— THE PROBLEM —
Leave the pictures out and retype the lines from the beginning through the line with "t2) -- (vm.west);", both ends included.

— SUPPLIED MATERIAL —

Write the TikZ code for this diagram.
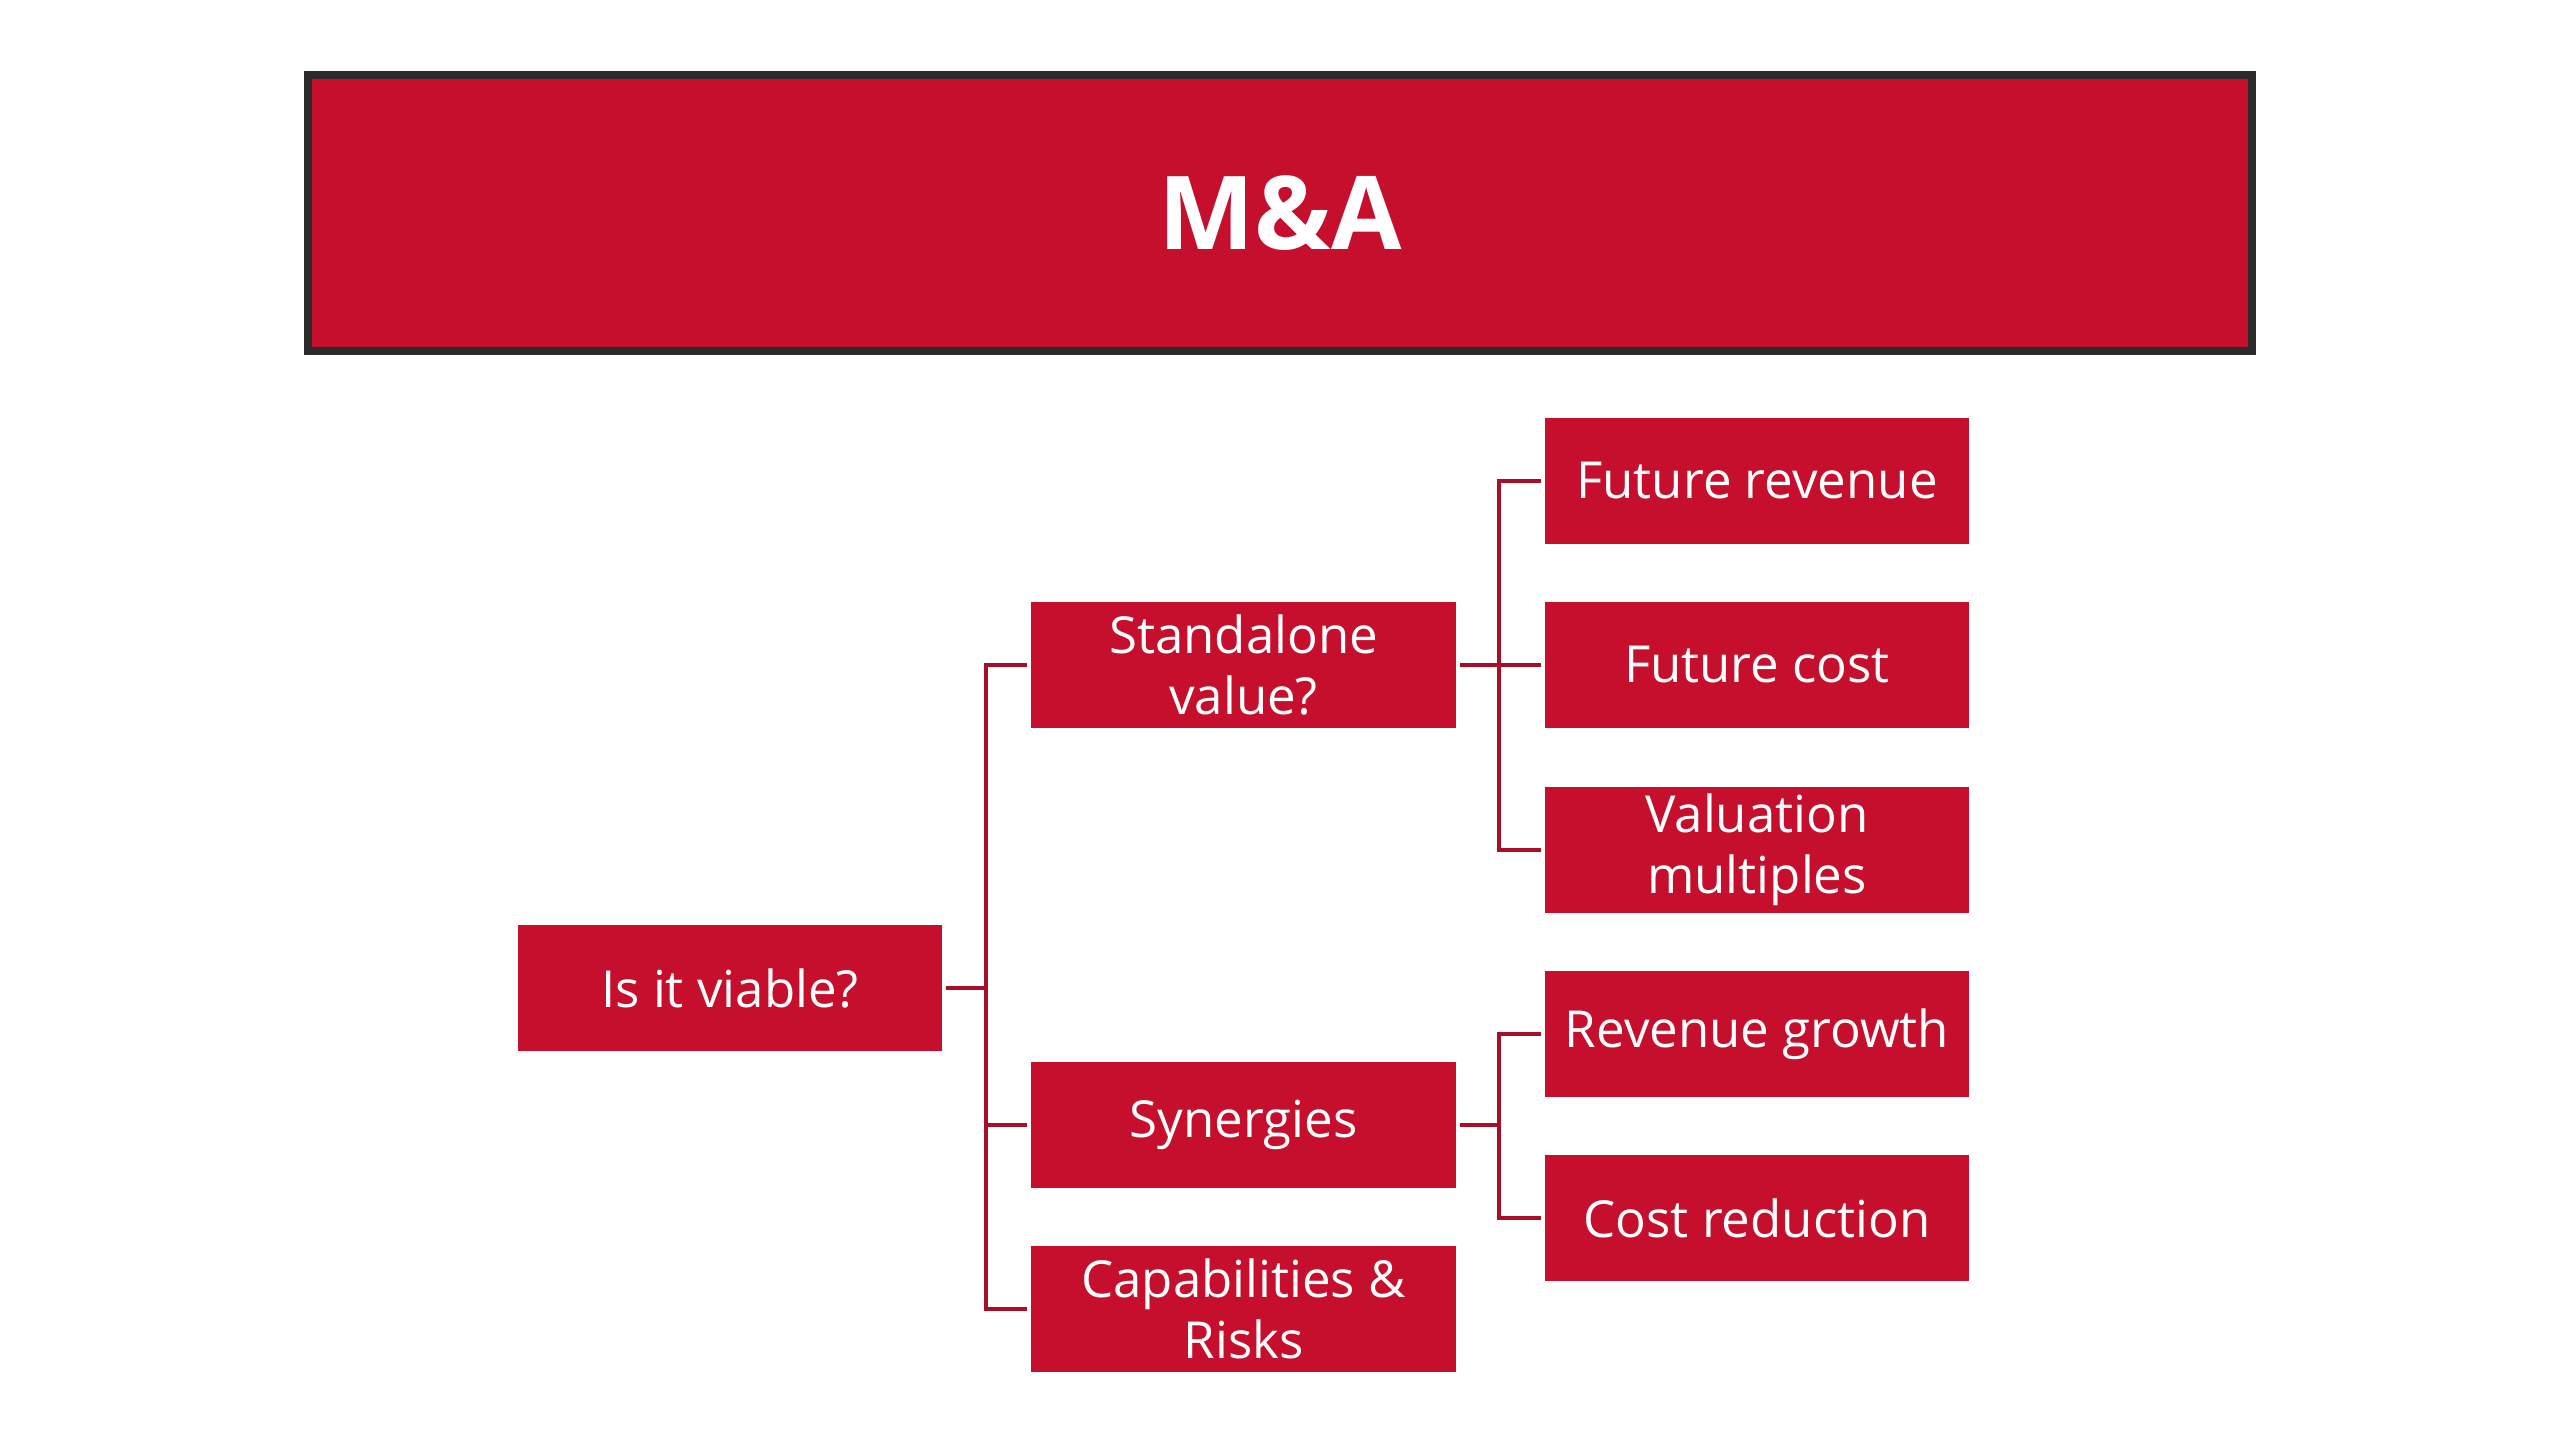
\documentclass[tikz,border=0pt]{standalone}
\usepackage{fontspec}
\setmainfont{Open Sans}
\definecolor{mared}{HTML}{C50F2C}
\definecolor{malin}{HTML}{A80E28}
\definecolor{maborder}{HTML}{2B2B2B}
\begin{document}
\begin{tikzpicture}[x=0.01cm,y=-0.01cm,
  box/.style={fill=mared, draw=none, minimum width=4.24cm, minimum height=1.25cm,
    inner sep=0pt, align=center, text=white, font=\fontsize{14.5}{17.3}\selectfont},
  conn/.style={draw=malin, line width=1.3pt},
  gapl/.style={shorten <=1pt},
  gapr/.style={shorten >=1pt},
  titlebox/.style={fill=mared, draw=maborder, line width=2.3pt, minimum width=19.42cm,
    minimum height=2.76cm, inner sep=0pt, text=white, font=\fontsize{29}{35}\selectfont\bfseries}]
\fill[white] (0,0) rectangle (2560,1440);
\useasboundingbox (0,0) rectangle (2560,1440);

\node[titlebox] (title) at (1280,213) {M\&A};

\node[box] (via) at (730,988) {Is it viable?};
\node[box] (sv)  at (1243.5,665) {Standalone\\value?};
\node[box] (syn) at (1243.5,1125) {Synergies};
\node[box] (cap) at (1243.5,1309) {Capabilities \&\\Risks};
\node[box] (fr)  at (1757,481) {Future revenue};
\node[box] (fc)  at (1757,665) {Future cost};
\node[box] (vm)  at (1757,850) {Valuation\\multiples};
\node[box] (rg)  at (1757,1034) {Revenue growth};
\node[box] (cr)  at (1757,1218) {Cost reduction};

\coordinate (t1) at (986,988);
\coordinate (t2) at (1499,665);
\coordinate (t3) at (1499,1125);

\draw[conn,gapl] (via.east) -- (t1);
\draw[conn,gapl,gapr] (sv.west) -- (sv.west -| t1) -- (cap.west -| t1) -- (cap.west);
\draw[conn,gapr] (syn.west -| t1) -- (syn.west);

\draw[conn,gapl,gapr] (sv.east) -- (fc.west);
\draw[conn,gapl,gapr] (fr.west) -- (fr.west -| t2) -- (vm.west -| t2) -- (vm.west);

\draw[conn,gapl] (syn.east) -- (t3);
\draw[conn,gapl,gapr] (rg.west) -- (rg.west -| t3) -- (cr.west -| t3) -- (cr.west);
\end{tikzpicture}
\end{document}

— RESPONSE FOR THIS EXERCISE —
Write the TikZ code for this diagram.
\documentclass[tikz,border=0pt]{standalone}
\usepackage{fontspec}
\setmainfont{Open Sans}
\definecolor{mared}{HTML}{C50F2C}
\definecolor{malin}{HTML}{A80E28}
\definecolor{maborder}{HTML}{2B2B2B}
\begin{document}
\begin{tikzpicture}[x=0.01cm,y=-0.01cm,
  box/.style={fill=mared, draw=none, minimum width=4.24cm, minimum height=1.25cm,
    inner sep=0pt, align=center, text=white, font=\fontsize{14.5}{17.3}\selectfont},
  conn/.style={draw=malin, line width=1.3pt},
  gapl/.style={shorten <=1pt},
  gapr/.style={shorten >=1pt},
  titlebox/.style={fill=mared, draw=maborder, line width=2.3pt, minimum width=19.42cm,
    minimum height=2.76cm, inner sep=0pt, text=white, font=\fontsize{29}{35}\selectfont\bfseries}]
\fill[white] (0,0) rectangle (2560,1440);
\useasboundingbox (0,0) rectangle (2560,1440);

\node[titlebox] (title) at (1280,213) {M\&A};

\node[box] (via) at (730,988) {Is it viable?};
\node[box] (sv)  at (1243.5,665) {Standalone\\value?};
\node[box] (syn) at (1243.5,1125) {Synergies};
\node[box] (cap) at (1243.5,1309) {Capabilities \&\\Risks};
\node[box] (fr)  at (1757,481) {Future revenue};
\node[box] (fc)  at (1757,665) {Future cost};
\node[box] (vm)  at (1757,850) {Valuation\\multiples};
\node[box] (rg)  at (1757,1034) {Revenue growth};
\node[box] (cr)  at (1757,1218) {Cost reduction};

\coordinate (t1) at (986,988);
\coordinate (t2) at (1499,665);
\coordinate (t3) at (1499,1125);

\draw[conn,gapl] (via.east) -- (t1);
\draw[conn,gapl,gapr] (sv.west) -- (sv.west -| t1) -- (cap.west -| t1) -- (cap.west);
\draw[conn,gapr] (syn.west -| t1) -- (syn.west);

\draw[conn,gapl,gapr] (sv.east) -- (fc.west);
\draw[conn,gapl,gapr] (fr.west) -- (fr.west -| t2) -- (vm.west -| t2) -- (vm.west);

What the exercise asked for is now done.